Chocolate Truffle Raspberry Cheesecake

No matter how full they are, guests won't be able to pass up this showstopper of a dessert that stars a velvety truffle layer atop raspberry-swirled cheesecake. It's absolutely divine!

Chocolate Truffle Raspberry Cheesecake

Average Rating: 4.5

TOTAL TIME: Prep: 45 min. Bake: 45 min. + chilling
YIELD: 16 servings.

Ingredients

  • 2 cups cream-filled chocolate sandwich cookie crumbs
  • 2 tablespoons butter, melted

  • FILLING:
  • 2 packages (8 ounces each) cream cheese, softened
  • 3/4 cup sugar
  • 1 cup white baking chips, melted and cooled
  • 1/3 cup heavy whipping cream
  • 3 teaspoons vanilla extract
  • 3 large eggs, lightly beaten
  • 3 tablespoons seedless raspberry jam

  • TRUFFLE LAYER:
  • 1-1/4 cups heavy whipping cream
  • 1/3 cup sugar
  • 2 cups semisweet chocolate chips
  • 3 tablespoons seedless raspberry jam
  • Fresh raspberries and mint leaves, optional

Instructions

  • 1. In a large bowl, combine cookie crumbs and butter.
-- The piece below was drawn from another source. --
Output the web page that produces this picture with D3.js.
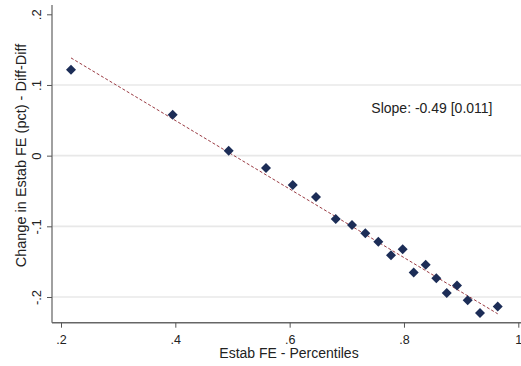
<!DOCTYPE html>
<html><head><meta charset="utf-8">
<script src="https://cdn.jsdelivr.net/npm/d3@7"></script>
<style>body{margin:0;background:#fff}svg{display:block}text{font-family:"Liberation Sans",Arial,sans-serif;fill:#222}</style>
</head><body><svg id="c" width="521" height="366"></svg>
<script>
const pctX = [0.2175,0.3954,0.4934,0.5586,0.6054,0.6461,0.6806,0.7091,0.7324,0.7551,0.7773,0.7978,0.8170,0.8380,0.8566,0.8748,0.8928,0.9115,0.9330,0.9640];
const diffY = [0.1216,0.0580,0.0071,-0.0174,-0.0414,-0.0584,-0.0895,-0.0980,-0.1098,-0.1220,-0.1409,-0.1324,-0.1655,-0.1542,-0.1734,-0.1942,-0.1839,-0.2045,-0.2225,-0.2136];
const fitX = [0.2175,0.964];
const fitY = [0.1383,-0.2238];
const xTicks = [0.2,0.4,0.6,0.8,1];
const yTicks = [-0.2,-0.1,0,0.1,0.2];
const fmt = v => v===0?"0":v===1?"1":(v<0?"-":"")+String(Math.abs(v)).replace(/^0/,"");
const svg = d3.select("#c");
const x = d3.scaleLinear().domain([0.2,1]).range([61,518.3]);
const y = d3.scaleLinear().domain([-0.2,0.2]).range([297,14.3]);
const pLeft=52, pBottom=322.7, pRight=521, pTop=5;
// gridlines
svg.append("g").selectAll("line").data(yTicks.filter(d=>d<0.15)).join("line")
  .attr("x1",pLeft).attr("x2",pRight).attr("y1",d=>y(d)).attr("y2",d=>y(d))
  .attr("stroke","#e8e8e8").attr("stroke-width",1.6);
// y axis
const ya = svg.append("g").attr("transform",`translate(${pLeft},0)`).call(d3.axisLeft(y).tickValues(yTicks).tickFormat(fmt).tickSize(5).tickPadding(4));
ya.select(".domain").attr("d",`M0,${pTop}V${pBottom}`).attr("stroke","#808080").attr("stroke-width",1.5);
ya.selectAll(".tick line").attr("stroke","#555");
ya.selectAll(".tick text").attr("transform","rotate(-90)").attr("x",0).attr("y",-11).attr("dy","0").attr("text-anchor","middle").style("font-size","13px").style("font-family","Liberation Sans, Arial, sans-serif").attr("fill","#222");
// x axis
const xa = svg.append("g").attr("transform",`translate(0,${pBottom})`).call(d3.axisBottom(x).tickValues(xTicks).tickFormat(fmt).tickSize(5));
xa.select(".domain").attr("d",`M${pLeft},0H${pRight}`).attr("stroke","#666").attr("stroke-width",1.5);
xa.selectAll(".tick line").attr("stroke","#555");
xa.selectAll(".tick text").attr("y",21.8).attr("dy","0").style("font-size","12.5px").style("font-family","Liberation Sans, Arial, sans-serif").attr("fill","#222");
// fit line
svg.append("line").attr("x1",x(fitX[0])).attr("y1",y(fitY[0])).attr("x2",x(fitX[1])).attr("y2",y(fitY[1]))
  .attr("stroke","#9a3b43").attr("stroke-width",1).attr("stroke-dasharray","3,2");
// points
svg.append("g").selectAll("path").data(pctX.map((v,i)=>[v,diffY[i]])).join("path")
  .attr("d",d3.symbol(d3.symbolSquare,50))
  .attr("transform",d=>`translate(${x(d[0])},${y(d[1])}) rotate(45)`)
  .attr("fill","#1c2d57");
// annotation
svg.append("text").attr("x",492.5).attr("y",113).attr("text-anchor","end").style("font-size","14px").text("Slope: -0.49 [0.011]");
// labels
svg.append("text").attr("x",289).attr("y",358.3).attr("text-anchor","middle").style("font-size","14px").text("Estab FE - Percentiles");
svg.append("text").attr("transform","translate(25.5,155.5) rotate(-90)").attr("text-anchor","middle").style("font-size","14.5px").text("Change in Estab FE (pct) - Diff-Diff");
</script></body></html>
Press onto the bottom and 1 in. up the sides of a greased 9-in. springform pan; set aside.
  • 2. In a large bowl, beat cream cheese and sugar until smooth. Beat in the melted chips, cream and vanilla. Add eggs; beat on low speed just until combined. Pour into crust. Drop jam by teaspoonfuls onto filling; swirl with a knife. Place pan on a baking sheet.
  • 3. Bake at 325° for 45-50 minutes or until center is almost set. Cool on a wire rack for 10 minutes. Carefully run a knife around edge of pan to loosen; cool 1 hour longer.
  • 4. For truffle layer, in a small heavy saucepan, combine cream and sugar. Bring to a boil over medium heat, stirring constantly. Remove from the heat; stir in chips and jam until smooth. Transfer to a bowl; refrigerate for about 1 hour or until slightly set. Beat for 1-2 minutes or until light and fluffy. Gently spread over cheesecake. Refrigerate overnight.
  • 5. Garnish with raspberries and mint if desired.